Orthodoxie wiederentdecken

Der Ausdruck „spirituelle Reise“ setzt eine bestimmte Art von Individualität voraus: Wir sind nicht Teil einer transzendenten, sondern unserer eigenen Geschichte (in der wir die Hauptrolle einnehmen). Im Gegensatz dazu hat sich Gottes Volk durch die ganze Bibel hindurch niemals als nur aus Individuen bestehend verstanden, die Teil einer Glaubensgemeinschaft sind. Ihre „spirituelle Reise“ war der Exodus – ein Massenauszug – und ihre individuellen Geschichten wurden auch im Kontext dieser Gemeinschaft gedeutet, die Gott erlöst.

Wenn die Gemeinde nicht nur ihre Mitglieder behalten, sondern sie auch in allen den Dingen unterrichten möchte, die Jesus geboten hat (Mt 28,20), müssen wir unsere Mitglieder aus ihren individuellen „spirituellen Reisen“ herausführen und in die aufregende Geschichte der Orthodoxie einladen, in der Gott ein ganzes Volk neuschafft und heiligt. Im Lehren, in der Anbetung und im Jüngermachen müssen wir zeigen, dass diese größere Geschichte, im Gegensatz zu unseren individuellen Nebenhandlungen, viel schöner und überzeugender ist.

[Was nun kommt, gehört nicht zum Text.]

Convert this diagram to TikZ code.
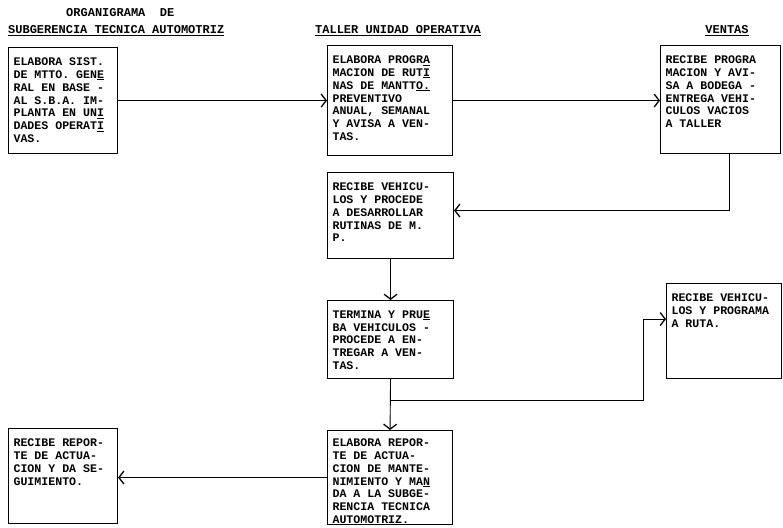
\documentclass[tikz,border=0pt]{standalone}
\usepackage{fontspec}
\setmonofont{Liberation Mono}
\usetikzlibrary{arrows.meta}
\newcommand{\bxt}[3]{\begin{minipage}[t][#2][t]{#1}\ttfamily\bfseries\fontsize{11.6}{12.9}\selectfont #3\end{minipage}}
\tikzset{
  box/.style={draw, line width=1.1pt, anchor=north west, inner xsep=5pt, inner ysep=10pt},
  arr/.style={line width=0.9pt, -{Straight Barb[length=5pt,width=13pt,line width=1.3pt]}},
  lnk/.style={line width=0.9pt},
  hd/.style={inner sep=0pt, font=\ttfamily\bfseries\fontsize{12}{14}\selectfont}
}
\begin{document}
\begin{tikzpicture}[x=1pt,y=-1pt]
\useasboundingbox (0,0) rectangle (783,527);
% headings
\node[hd, anchor=west] (t0) at (66,13) {ORGANIGRAMA\ \ DE};
\node[hd, anchor=west] (t1) at (8,31) {\underline{SUBGERENCIA TECNICA AUTOMOTRIZ}};
\node[hd] (t2) at (398,31) {\underline{TALLER UNIDAD OPERATIVA}};
\node[hd] (t3) at (727,31) {\underline{VENTAS}};
% boxes
\node[box] (A) at (8,47) {\bxt{99pt}{86pt}{ELABORA SIST.\\DE MTTO. GEN\underline{E}\\RAL EN BASE -\\AL S.B.A. IM-\\PLANTA EN UN\underline{I}\\DADES OPERAT\underline{I}\\VAS.}};
\node[box] (B) at (327,45) {\bxt{115pt}{90pt}{ELABORA PROGR\underline{A}\\MACION DE RUT\underline{I}\\NAS DE MANTT\underline{O.}\\PREVENTIVO\\ANUAL, SEMANAL\\Y AVISA A VEN-\\TAS.}};
\node[box] (C) at (660,45) {\bxt{110pt}{88pt}{RECIBE PROGRA\\MACION Y AVI-\\SA A BODEGA -\\ENTREGA VEHI-\\CULOS VACIOS\\A TALLER}};
\node[box] (D) at (327,172) {\bxt{116pt}{66pt}{RECIBE VEHICU-\\LOS Y PROCEDE\\A DESARROLLAR\\RUTINAS DE M.\\P.}};
\node[box] (E) at (327,300) {\bxt{116pt}{58pt}{TERMINA Y PRU\underline{E}\\BA VEHICULOS -\\PROCEDE A EN-\\TREGAR A VEN-\\TAS.}};
\node[box] (F) at (666,283) {\bxt{105pt}{75pt}{RECIBE VEHICU-\\LOS Y PROGRAMA\\A RUTA.}};
\node[box, inner ysep=8pt] (G) at (327,430) {\bxt{115pt}{78pt}{ELABORA REPOR-\\TE DE ACTUA-\\CION DE MANTE-\\NIMIENTO Y MA\underline{N}\\DA A LA SUBGE-\\RENCIA TECNICA\\AUTOMOTRIZ.}};
\node[box] (H) at (8,428) {\bxt{99pt}{75pt}{RECIBE REPOR-\\TE DE ACTUA-\\CION Y DA SE-\\GUIMIENTO.}};
% connectors
\draw[arr] (A.east) -- (A.east -| B.west);
\draw[arr] (B.east) -- (B.east -| C.west);
\coordinate (Cout) at ([xshift=9pt]C.south);
\coordinate (Din) at ([yshift=5pt]D.east);
\draw[arr] (Cout) |- (Din);
\draw[arr] (D.south -| E.north) -- (E.north);
\draw[arr] (E.south) -- (G.north);
\coordinate (jy) at (0,400);
\coordinate (j) at (E.south |- jy);
\coordinate (bend) at (643,0);
\coordinate (Fin) at ([yshift=12pt]F.west);
\draw[arr] (j) -| (bend |- Fin) -- (Fin);
\draw[arr] (G.west) -- (G.west -| H.east);
\end{tikzpicture}
\end{document}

Jake Meador trifft es gut, wenn er sagt: „Jede Reaktion auf unsere gegenwärtige Lage, die sich stärker auf die individuelle Geschichte des verlorenen Glaubens fokussiert und nicht darauf, dass wir ganz neu über Liturgie, Katechese und Buße nachdenken müssen, wird den Ansprüchen des Tages nicht genügen.“

Genau hinzuschauen und sich auf die Entkehrungsgeschichten Einzelner zu fokussieren – einfach nur „Was ist mit ihnen passiert?“ zu fragen – bedeutet, ihre Geschichten zu isolieren und von der Gemeinschaft zu trennen, die sie verlassen. Unsere Strategie darf nicht sein, unsere Lehre zu verdünnen oder sie auf das herunterzubrechen, was kulturell akzeptabel ist; auch sollten wir nicht herunterspielen, dass wir Teil einer Geschichte sind. Vielmehr müssen wir die Schönheit der Orthodoxie und Katechese neu erfassen – nicht als Konzepte, die man glauben muss, sondern als Wahrheiten, die zu leben sind, von einem Jahrhundert ins nächste, von dem Volk, mit dem Gott seine Geschichte schreibt.